Deutschland, Deutschland über alles, de Kurt Tucholsky. Ilustraciones de John Heartfield (La Fuga) Traducción de Jorge Seca | por Juan Jiménez García

Kurt Tucholsky | Deutschland, Deutschland über alles

No debería ser muy difícil de entender. Sin embargo, ahí estamos cien años después, dándole vueltas a las mismas cosas, removiendo en los mismos contendedores de basura, sin esperanzas de que algo vaya a cambiar a mejor, porque a peor, se da por supuesto, qué otra cosa vamos a hacer… Si no lo acabamos de entender muy bien, Kurt Tucholsky nos lo explica. Algún avispado dirá, ¡qué nos va a explicar ese alemán escribiendo desde la Alemania de 1929! Pues ahí está la primera tragedia. Que algunas cosas han cambiado. Que ni los alemanes son ya tan prusianos, el militarismo es otra cosa (como una mona disfrazada de seda), la república de Weimar rebota contra la actualidad de nuestros días y Hitler no está lejos (ahí tenemos ese fotomontaje de John Hearfield, en el que se mira al espejo y se refleja él y la muerte… un momento, eso de fotografiarse mirándose a un espejo dónde lo hemos visto… no será el fondo, pero las formas, ay, las formas). A ver, que no me lie (aunque por qué no debería hacerlo). Deutschland, Deutschland über alles, (Alemania, Alemania sobre todo, la letra de ese poemilla, que dice), es un libro contra ese todo, excepto algunas cosas. Un libro que, después de reducir mordazmente esto a escombros, acaba con Mi tierra natal, un estupendo texto que nos viene a decir que estamos contra los nacionalismos, patrias y trapos ondeantes, pero no contra la tierra en la que hemos nacido. No estamos ni contra los hombres, ni contra el azul del cielo, ni contra las corrientes de aire, ni el mar, ni otras tantas cosas, que no son las que se gritan, ni las que llenan esos horrorosos noticieros, llenos de muerte, tristeza y grisura, además de tendenciosidad. De poco le sirvió al escritor: tras la publicación del libro, tuvo que salir huyendo.  
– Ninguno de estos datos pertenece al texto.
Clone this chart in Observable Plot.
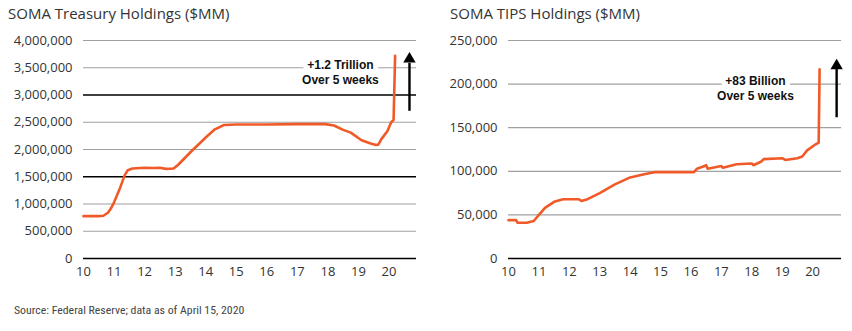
<!DOCTYPE html>
<html><head><meta charset="utf-8">
<script src="https://cdn.jsdelivr.net/npm/d3@7"></script>
<script src="https://cdn.jsdelivr.net/npm/@observablehq/plot@0.6"></script>
<style>
body{margin:0;background:#fff;width:852px;height:331px;overflow:hidden;position:relative;font-family:"Open Sans",sans-serif}
.title{position:absolute;top:3px;font-size:15px;color:#333;white-space:nowrap;line-height:20px}
.chart{position:absolute;top:28px}
.caption{position:absolute;left:14px;top:303px;font-family:"Liberation Sans Narrow","Roboto Condensed","DejaVu Sans Condensed",sans-serif;font-stretch:condensed;font-size:11.8px;color:#444;white-space:nowrap}
</style></head>
<body>
<div class="title" style="left:8px">SOMA Treasury Holdings ($MM)</div>
<div class="title" style="left:450px">SOMA TIPS Holdings ($MM)</div>
<div class="chart" id="left" style="left:0px"></div>
<div class="chart" id="right" style="left:426px"></div>
<div class="caption">Source: Federal Reserve; data as of April 15, 2020</div>
<script>
// Years (20xx) and holdings ($MM)
const treasuryYears = [10.0,10.5,10.65,10.8,10.9,11.0,11.2,11.35,11.45,11.6,12.0,12.3,12.5,12.7,12.95,13.1,13.5,14.0,14.3,14.6,15.0,16.0,17.0,17.9,18.2,18.5,18.75,19.1,19.4,19.55,19.65,19.75,19.95,20.07,20.15,20.2];
const treasuryValues = [777000,777000,785000,840000,920000,1030000,1300000,1530000,1620000,1650000,1665000,1660000,1665000,1645000,1650000,1720000,1950000,2220000,2370000,2450000,2460000,2460000,2465000,2465000,2440000,2360000,2310000,2170000,2110000,2085000,2090000,2190000,2340000,2500000,2540000,3720000];

const tipsYears = [10.0,10.25,10.3,10.6,10.83,11.0,11.2,11.5,11.8,12.0,12.3,12.4,12.6,13.0,13.5,14.0,14.5,14.8,16.1,16.2,16.45,16.5,16.55,17.0,17.05,17.5,18.0,18.05,18.3,18.4,19.0,19.1,19.5,19.66,19.82,20.1,20.2,20.23];
const tipsValues = [44000,44000,41000,41000,43000,50000,58000,65000,68000,68000,68000,66000,68000,75000,85000,93000,97000,99000,99000,103000,106000,107000,103000,106000,104000,108000,109000,107000,111000,114000,115000,113000,115000,117000,124000,131000,133000,217000];

const xTicks = [10,11,12,13,14,15,16,17,18,19,20];
const treasuryTicks = [0,500000,1000000,1500000,2000000,2500000,3000000,3500000,4000000];
const treasuryDarkTicks = [0,1500000,3000000];
const tipsTicks = [0,50000,100000,150000,200000,250000];
const tipsDarkTicks = [0];

const treasuryNote = {x: 18.41, y: 3420000, text: "+1.2 Trillion\nOver 5 weeks"};
const tipsNote = {x: 18.12, y: 196000, text: "+83 Billion\nOver 5 weeks"};
const treasuryArrow = {x: 20.67, from: 2710000, to: 3590000, head: 3660000};
const tipsArrow = {x: 20.79, from: 162000, to: 220000, head: 221000};

const lineColor = "#f05a28";

function panel(years, values, yTicks, darkTicks, yMax, xMax, mLeft, mRight, note, arrow) {
  const data = years.map((x, i) => ({x, y: values[i]}));
  const light = yTicks.filter(t => !darkTicks.includes(t));
  return Plot.plot({
    width: 426, height: 262,
    marginTop: 12, marginBottom: 32, marginLeft: mLeft, marginRight: mRight,
    style: {fontFamily: "'Open Sans', sans-serif", fontSize: "13px", color: "#333", background: "#fff"},
    x: {domain: [10, xMax], ticks: xTicks, tickFormat: d => String(d), tickSize: 0, tickPadding: 8, label: null},
    y: {domain: [0, yMax], ticks: yTicks, tickFormat: d3.format(","), tickSize: 0, tickPadding: 11, label: null},
    marks: [
      Plot.ruleY(light, {stroke: "#a0a0a0", strokeWidth: 1.2}),
      Plot.ruleY(darkTicks, {stroke: "#000", strokeWidth: 1.3}),
      Plot.text([note], {x: "x", y: "y", text: "text", fontWeight: "bold", fontSize: 12, lineHeight: 1.25,
        fontFamily: "'Liberation Sans', Arial, sans-serif", fill: "#111", stroke: "white", strokeWidth: 10}),
      Plot.line(data, {x: "x", y: "y", stroke: lineColor, strokeWidth: 2.6}),
      Plot.link([arrow], {x1: "x", x2: "x", y1: "from", y2: "to", stroke: "#000", strokeWidth: 2.4}),
      Plot.dot([arrow], {x: "x", y: "head", symbol: "triangle", r: 4.6, fill: "#000", stroke: "none"})
    ]
  });
}

document.getElementById("left").append(panel(treasuryYears, treasuryValues, treasuryTicks, treasuryDarkTicks, 4000000, 20.9, 83, 10, treasuryNote, treasuryArrow));
document.getElementById("right").append(panel(tipsYears, tipsValues, tipsTicks, tipsDarkTicks, 250000, 20.95, 82, 11, tipsNote, tipsArrow));
</script>
</body></html>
Con todo lo peor aún estaba por venir y es que estamos en la República de Weimar y los nazis solo eran un desagradable olor persistente, entre todos esos malos olores de antes y ahora. Entonces, Tucholsky se dedica a condenar esos lugares comunes, esas enfermedades sanguíneas que envenenan el día a día de los alemanes. Desde el militarismo, que les ha dejado ahí tirados, tras el desastre de la Primera Guerra Mundial, hasta la clase política o judicial, pasando por ese horrible carácter alemán (que anticipa, que está preparado, para digerir venenos aún peores). Pocas cosas se escapan a su ojo, siguiendo las imágenes y fotomontajes de Hearfield, y su ironía es sangrante, porque tiene un firme sustento. Es difícil distinguir la realidad de su exageración, lo cual debería ser un buen problema para cualquier asunto, aunque hayamos llegado hasta nuestro día con las mismas inquietudes, solo que ya no tenemos a un Tucholsky y menos a un Hearfield, en este gallinero en el que se ha convertido el mundo, a base de cacareos y empujones. De todo ello, solo salva si acaso a los cómicos, como Karl Valentin, con el que compartía seguramente una manera de no entender el mundo que le rodeaba o entenderlo, pero no compartirlo en absoluto. Mucho menos respetarlo. 

Hay libros, como este, que son de rabiosa actualidad en su momento. Que parecen circunscribirse a su tiempo y espacio. Sin duda es así, pero su grandeza reside en que aquello que los alimenta, aquello de lo que se nutren, aquello que quieren poner al desnudo, aquellos emperadores a los que señalar, siguen ahí, aquí. Seguirán, de hecho. Nada de lo que nos cuenta nos es ajeno, como si la estupidez (no lo dudo) fuera eterna y los males, inagotables. Por no hablar del humor, de esa mala leche, de ese juego, además, con dialectos y lenguajes y que logra transmitir (y no es fácil) la traducción de Jorge Seca. Porque el escritor alemán intenta capturar todas esas corriente subterráneas y terrestres, esas señales de un fin del mundo próximo. La enfermedad en el cuerpo no solo del estado sino de la gente común. El asesino está entre nosotros.